Problem:
Where the data below has the string "matplotlib", return the whole line.

Provided data:
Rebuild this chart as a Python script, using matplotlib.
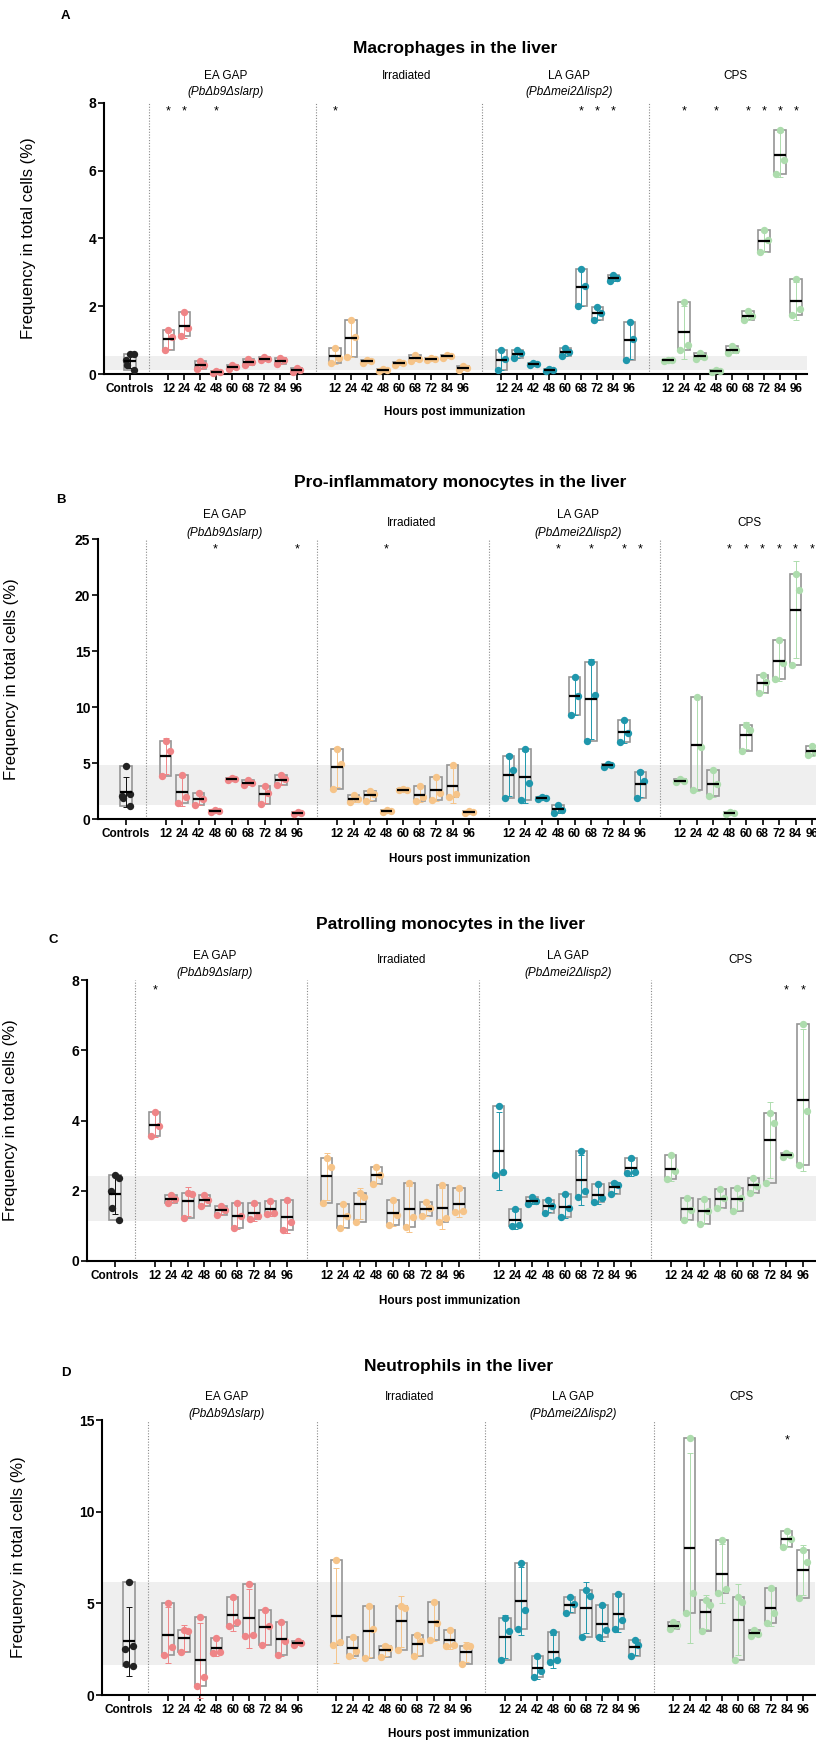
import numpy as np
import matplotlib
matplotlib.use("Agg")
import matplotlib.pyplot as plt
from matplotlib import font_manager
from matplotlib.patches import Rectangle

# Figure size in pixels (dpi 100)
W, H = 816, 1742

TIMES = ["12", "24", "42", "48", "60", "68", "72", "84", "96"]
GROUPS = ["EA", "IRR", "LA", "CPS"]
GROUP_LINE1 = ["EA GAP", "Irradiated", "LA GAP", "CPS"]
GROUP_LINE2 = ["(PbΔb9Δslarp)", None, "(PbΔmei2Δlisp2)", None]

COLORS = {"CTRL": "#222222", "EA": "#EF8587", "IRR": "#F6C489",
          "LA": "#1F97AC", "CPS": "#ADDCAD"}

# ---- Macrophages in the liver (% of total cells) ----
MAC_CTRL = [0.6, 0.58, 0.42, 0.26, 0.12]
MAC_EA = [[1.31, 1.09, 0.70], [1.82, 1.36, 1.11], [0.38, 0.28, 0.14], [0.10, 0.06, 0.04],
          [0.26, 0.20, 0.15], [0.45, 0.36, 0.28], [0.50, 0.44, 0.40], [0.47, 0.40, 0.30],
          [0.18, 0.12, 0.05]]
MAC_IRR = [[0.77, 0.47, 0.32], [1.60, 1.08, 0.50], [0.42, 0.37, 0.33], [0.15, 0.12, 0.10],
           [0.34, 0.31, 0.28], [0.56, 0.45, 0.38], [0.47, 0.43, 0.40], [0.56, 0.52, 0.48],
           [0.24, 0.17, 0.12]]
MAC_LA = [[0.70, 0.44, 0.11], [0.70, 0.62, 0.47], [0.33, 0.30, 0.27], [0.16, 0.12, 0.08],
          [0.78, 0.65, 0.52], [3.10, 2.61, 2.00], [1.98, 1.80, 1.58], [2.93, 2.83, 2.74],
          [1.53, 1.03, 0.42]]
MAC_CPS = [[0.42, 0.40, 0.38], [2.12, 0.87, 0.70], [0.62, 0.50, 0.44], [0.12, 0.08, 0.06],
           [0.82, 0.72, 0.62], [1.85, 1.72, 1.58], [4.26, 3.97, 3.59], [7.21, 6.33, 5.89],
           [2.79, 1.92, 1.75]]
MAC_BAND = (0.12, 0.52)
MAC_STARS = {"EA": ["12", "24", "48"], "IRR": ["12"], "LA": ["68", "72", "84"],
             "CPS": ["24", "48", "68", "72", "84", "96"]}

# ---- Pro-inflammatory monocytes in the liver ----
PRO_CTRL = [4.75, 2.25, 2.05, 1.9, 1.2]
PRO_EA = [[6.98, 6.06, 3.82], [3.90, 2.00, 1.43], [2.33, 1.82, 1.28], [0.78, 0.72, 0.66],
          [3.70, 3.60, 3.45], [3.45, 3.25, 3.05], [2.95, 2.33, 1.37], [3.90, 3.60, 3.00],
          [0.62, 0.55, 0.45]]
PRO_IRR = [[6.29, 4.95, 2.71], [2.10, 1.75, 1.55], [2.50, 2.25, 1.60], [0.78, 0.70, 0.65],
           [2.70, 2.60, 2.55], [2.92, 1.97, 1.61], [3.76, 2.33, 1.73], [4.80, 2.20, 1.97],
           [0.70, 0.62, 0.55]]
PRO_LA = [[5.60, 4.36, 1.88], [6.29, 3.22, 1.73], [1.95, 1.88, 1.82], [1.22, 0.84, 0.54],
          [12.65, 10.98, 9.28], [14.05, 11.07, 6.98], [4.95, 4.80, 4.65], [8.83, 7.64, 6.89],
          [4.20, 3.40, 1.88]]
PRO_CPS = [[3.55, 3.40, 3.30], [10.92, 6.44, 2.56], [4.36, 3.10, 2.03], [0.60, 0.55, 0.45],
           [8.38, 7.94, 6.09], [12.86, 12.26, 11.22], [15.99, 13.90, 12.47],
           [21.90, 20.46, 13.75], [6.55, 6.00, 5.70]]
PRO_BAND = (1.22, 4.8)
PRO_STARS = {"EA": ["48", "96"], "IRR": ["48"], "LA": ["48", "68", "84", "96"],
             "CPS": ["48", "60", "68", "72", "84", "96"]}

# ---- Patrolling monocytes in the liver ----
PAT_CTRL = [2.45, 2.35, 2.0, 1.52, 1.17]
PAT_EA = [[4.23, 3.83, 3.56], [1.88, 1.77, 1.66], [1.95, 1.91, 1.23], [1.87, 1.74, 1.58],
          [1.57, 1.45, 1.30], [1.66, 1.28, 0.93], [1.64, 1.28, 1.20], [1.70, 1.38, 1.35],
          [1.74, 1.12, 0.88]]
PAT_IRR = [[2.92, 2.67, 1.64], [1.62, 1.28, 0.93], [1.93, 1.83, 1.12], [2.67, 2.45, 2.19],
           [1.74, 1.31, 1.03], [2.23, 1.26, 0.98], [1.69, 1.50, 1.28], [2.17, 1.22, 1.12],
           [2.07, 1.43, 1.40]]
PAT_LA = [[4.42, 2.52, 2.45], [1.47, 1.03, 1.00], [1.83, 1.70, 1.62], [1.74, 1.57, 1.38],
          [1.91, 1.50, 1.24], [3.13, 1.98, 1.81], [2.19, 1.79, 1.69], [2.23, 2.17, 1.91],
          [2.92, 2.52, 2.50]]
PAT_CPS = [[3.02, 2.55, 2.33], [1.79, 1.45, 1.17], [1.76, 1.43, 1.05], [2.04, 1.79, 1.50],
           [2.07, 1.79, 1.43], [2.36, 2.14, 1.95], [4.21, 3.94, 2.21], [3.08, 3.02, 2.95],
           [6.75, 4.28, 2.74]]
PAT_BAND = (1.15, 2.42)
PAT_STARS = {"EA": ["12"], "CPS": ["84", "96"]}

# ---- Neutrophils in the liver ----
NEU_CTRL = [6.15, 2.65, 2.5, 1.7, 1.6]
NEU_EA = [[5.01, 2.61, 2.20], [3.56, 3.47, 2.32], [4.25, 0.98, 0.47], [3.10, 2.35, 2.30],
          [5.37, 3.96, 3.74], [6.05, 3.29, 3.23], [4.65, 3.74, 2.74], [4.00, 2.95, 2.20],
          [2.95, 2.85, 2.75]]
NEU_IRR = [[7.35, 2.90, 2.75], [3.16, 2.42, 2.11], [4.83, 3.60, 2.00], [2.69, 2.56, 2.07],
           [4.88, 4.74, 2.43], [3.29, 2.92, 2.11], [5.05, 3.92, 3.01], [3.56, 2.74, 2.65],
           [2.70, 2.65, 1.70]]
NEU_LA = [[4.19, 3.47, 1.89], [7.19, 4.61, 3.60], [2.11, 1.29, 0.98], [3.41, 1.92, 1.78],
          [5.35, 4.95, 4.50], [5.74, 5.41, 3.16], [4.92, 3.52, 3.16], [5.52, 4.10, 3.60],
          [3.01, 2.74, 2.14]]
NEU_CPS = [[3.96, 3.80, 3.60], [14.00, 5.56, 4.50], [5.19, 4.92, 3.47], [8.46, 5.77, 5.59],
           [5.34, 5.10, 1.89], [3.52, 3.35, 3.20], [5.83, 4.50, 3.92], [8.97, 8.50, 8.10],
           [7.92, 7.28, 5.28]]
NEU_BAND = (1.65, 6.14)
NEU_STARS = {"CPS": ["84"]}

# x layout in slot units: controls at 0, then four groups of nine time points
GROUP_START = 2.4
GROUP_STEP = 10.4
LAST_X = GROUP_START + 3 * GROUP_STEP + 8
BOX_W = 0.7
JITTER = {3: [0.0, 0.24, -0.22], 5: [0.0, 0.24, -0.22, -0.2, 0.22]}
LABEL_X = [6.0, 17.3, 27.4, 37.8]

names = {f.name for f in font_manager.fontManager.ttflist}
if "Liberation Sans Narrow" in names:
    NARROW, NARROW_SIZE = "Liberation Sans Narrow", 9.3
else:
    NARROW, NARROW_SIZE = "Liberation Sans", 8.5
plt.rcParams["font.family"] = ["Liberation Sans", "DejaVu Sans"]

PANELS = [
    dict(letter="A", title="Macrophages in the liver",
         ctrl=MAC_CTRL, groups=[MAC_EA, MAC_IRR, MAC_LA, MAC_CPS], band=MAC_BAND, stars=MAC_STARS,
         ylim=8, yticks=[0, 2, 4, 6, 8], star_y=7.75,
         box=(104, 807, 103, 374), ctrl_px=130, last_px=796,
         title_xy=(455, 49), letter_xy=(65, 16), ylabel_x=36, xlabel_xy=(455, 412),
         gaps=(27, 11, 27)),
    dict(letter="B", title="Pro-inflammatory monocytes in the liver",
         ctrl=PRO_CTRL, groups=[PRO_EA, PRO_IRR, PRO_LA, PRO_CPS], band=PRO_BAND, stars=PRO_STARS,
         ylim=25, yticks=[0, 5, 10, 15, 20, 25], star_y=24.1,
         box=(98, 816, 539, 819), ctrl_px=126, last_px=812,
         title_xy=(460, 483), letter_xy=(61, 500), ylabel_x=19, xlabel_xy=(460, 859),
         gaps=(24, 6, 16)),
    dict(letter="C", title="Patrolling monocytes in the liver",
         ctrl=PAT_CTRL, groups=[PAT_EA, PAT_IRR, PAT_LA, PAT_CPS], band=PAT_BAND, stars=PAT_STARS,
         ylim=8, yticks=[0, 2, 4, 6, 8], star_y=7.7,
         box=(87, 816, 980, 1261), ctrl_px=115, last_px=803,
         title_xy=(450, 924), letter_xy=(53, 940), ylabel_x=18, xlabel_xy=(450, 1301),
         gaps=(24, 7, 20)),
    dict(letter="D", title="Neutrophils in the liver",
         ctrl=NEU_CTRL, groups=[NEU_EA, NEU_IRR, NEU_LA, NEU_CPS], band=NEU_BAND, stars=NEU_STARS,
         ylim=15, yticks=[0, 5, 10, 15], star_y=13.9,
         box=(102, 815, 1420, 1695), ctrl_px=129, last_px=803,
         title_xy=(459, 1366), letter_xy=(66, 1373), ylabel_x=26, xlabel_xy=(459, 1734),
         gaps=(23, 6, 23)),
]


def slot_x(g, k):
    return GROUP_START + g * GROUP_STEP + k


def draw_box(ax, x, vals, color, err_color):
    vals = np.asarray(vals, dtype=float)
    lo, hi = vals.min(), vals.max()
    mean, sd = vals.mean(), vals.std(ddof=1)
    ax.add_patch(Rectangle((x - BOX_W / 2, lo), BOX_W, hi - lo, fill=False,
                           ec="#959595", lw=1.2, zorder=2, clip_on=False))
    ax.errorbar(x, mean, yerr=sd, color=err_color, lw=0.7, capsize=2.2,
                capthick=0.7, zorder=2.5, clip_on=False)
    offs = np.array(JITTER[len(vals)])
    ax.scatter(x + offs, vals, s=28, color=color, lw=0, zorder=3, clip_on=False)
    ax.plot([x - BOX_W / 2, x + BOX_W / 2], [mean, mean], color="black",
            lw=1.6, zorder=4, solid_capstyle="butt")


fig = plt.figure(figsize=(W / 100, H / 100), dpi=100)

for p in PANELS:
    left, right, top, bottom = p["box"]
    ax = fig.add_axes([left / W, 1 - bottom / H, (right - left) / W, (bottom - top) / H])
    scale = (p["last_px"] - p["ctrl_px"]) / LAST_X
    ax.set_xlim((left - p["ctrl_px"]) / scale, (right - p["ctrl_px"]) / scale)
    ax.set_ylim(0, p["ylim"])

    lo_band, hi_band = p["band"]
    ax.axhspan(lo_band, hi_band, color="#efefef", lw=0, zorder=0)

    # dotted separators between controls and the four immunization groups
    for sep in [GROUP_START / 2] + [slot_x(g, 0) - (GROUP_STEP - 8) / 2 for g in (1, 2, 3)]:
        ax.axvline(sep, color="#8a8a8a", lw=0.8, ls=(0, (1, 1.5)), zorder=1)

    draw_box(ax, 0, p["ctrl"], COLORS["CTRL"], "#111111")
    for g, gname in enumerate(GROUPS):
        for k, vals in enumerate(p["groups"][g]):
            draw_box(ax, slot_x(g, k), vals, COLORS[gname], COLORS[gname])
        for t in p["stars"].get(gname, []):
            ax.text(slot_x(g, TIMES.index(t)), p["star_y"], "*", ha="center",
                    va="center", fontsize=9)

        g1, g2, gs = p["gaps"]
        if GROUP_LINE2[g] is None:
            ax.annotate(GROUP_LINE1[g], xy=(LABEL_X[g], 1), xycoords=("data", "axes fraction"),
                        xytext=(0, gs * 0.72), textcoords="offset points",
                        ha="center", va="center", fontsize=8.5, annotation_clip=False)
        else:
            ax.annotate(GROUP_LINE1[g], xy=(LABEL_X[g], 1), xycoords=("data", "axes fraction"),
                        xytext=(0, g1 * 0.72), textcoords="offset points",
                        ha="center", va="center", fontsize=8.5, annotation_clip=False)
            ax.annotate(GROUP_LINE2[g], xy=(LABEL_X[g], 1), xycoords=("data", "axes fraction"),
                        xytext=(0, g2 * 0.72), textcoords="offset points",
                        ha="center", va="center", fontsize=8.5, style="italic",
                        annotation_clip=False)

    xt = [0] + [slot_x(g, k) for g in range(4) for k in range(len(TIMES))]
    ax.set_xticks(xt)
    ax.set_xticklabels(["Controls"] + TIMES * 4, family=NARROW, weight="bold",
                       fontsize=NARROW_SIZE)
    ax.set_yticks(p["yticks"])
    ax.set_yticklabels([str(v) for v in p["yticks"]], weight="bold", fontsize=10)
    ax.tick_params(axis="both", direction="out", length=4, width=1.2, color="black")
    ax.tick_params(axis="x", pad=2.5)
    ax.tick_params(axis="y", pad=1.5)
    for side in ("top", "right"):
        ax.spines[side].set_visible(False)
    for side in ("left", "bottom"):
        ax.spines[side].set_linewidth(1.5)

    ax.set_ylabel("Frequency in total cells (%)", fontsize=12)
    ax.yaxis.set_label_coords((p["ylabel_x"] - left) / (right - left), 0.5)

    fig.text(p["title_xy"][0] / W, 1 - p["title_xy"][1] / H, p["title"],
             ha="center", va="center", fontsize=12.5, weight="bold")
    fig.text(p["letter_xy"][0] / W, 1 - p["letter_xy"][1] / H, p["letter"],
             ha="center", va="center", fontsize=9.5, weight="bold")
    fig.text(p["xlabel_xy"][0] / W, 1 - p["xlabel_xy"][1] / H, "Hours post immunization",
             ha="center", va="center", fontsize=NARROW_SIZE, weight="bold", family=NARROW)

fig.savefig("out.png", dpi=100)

Solved problem:
Rebuild this chart as a Python script, using matplotlib.
import matplotlib
matplotlib.use("Agg")
import matplotlib.pyplot as plt
from matplotlib import font_manager
from matplotlib.patches import Rectangle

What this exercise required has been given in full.